Look through the listing and locate every line containing the word "this"; copy those lines.

• _Source code of charts_:
** START **

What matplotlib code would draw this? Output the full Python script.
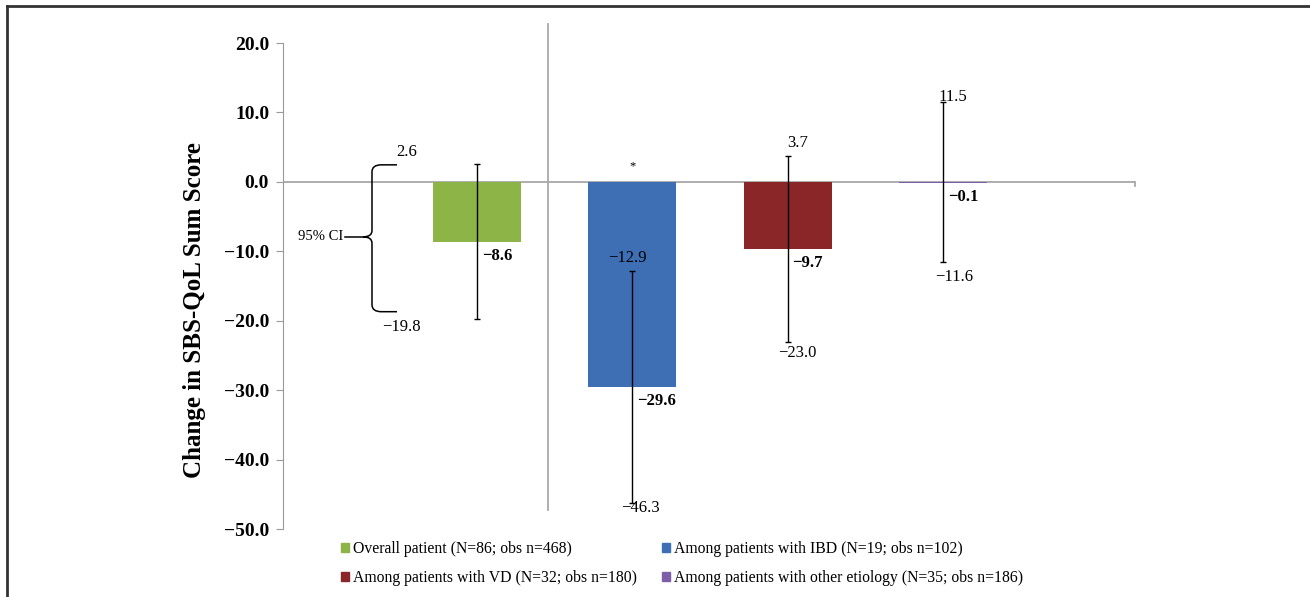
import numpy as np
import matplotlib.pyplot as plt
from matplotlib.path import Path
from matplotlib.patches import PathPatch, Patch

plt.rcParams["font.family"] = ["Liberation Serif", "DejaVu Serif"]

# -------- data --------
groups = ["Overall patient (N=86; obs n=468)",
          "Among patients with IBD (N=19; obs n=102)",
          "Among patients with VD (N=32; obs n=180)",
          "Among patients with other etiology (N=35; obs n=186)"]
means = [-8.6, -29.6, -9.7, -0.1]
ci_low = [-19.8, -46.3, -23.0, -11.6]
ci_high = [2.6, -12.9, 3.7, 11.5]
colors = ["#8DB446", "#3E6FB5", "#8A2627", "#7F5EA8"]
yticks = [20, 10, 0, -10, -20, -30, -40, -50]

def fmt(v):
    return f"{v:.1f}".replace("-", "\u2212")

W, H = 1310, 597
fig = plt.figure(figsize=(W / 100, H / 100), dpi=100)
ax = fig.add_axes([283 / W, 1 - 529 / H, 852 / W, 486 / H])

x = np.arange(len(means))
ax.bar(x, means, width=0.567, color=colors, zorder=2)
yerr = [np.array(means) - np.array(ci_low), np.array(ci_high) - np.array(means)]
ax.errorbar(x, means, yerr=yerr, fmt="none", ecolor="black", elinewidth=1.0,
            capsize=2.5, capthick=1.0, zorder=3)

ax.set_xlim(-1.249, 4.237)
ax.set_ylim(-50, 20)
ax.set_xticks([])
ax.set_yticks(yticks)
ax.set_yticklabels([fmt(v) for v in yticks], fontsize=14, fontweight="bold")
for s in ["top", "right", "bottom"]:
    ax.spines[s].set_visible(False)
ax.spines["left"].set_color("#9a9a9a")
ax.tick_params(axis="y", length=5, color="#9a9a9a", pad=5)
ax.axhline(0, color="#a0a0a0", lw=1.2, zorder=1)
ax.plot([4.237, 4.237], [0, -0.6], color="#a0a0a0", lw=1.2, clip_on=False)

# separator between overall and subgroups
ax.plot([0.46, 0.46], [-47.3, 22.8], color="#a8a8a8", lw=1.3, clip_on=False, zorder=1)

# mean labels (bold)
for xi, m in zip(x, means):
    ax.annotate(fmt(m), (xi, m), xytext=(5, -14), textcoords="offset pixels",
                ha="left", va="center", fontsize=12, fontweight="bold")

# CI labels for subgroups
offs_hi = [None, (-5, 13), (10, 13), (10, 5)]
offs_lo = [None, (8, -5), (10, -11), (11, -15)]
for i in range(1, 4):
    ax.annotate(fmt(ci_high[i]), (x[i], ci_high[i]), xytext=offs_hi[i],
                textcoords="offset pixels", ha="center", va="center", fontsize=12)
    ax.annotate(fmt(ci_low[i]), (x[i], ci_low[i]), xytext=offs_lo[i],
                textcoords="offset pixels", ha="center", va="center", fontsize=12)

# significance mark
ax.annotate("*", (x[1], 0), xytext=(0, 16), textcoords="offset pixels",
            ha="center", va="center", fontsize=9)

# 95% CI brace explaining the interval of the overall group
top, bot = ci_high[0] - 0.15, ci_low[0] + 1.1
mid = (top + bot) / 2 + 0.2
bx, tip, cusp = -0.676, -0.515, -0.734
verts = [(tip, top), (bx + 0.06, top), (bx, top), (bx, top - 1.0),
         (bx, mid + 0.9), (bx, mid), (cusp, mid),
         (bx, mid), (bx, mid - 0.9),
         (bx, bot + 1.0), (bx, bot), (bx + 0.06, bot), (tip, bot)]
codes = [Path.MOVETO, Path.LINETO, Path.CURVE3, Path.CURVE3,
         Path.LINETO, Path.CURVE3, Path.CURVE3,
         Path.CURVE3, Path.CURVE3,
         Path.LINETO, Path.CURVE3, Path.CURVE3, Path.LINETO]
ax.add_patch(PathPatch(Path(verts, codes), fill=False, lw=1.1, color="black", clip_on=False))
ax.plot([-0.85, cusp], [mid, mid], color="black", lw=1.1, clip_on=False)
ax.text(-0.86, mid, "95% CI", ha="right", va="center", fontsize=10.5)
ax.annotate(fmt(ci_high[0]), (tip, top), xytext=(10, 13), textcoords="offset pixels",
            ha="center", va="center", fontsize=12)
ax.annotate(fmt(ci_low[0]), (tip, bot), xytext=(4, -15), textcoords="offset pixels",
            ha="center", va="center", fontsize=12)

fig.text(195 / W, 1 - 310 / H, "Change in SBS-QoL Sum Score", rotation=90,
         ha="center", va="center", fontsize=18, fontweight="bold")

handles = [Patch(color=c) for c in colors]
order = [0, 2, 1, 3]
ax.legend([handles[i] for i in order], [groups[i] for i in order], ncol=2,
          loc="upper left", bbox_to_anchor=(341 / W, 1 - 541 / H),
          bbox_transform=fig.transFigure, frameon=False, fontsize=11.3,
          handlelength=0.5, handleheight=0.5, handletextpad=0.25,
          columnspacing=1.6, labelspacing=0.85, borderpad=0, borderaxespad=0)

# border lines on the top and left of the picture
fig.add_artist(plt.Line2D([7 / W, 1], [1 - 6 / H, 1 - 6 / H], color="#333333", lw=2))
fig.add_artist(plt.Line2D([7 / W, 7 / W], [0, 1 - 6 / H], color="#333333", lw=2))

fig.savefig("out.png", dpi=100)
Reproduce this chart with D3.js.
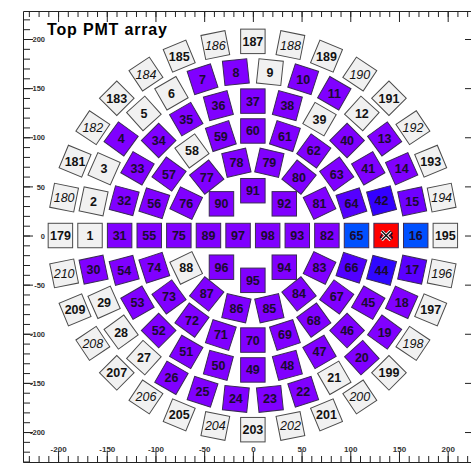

** END **

• _Solution_:
What matplotlib code would draw this? Output the full Python script.
Reproduce this chart with D3.js.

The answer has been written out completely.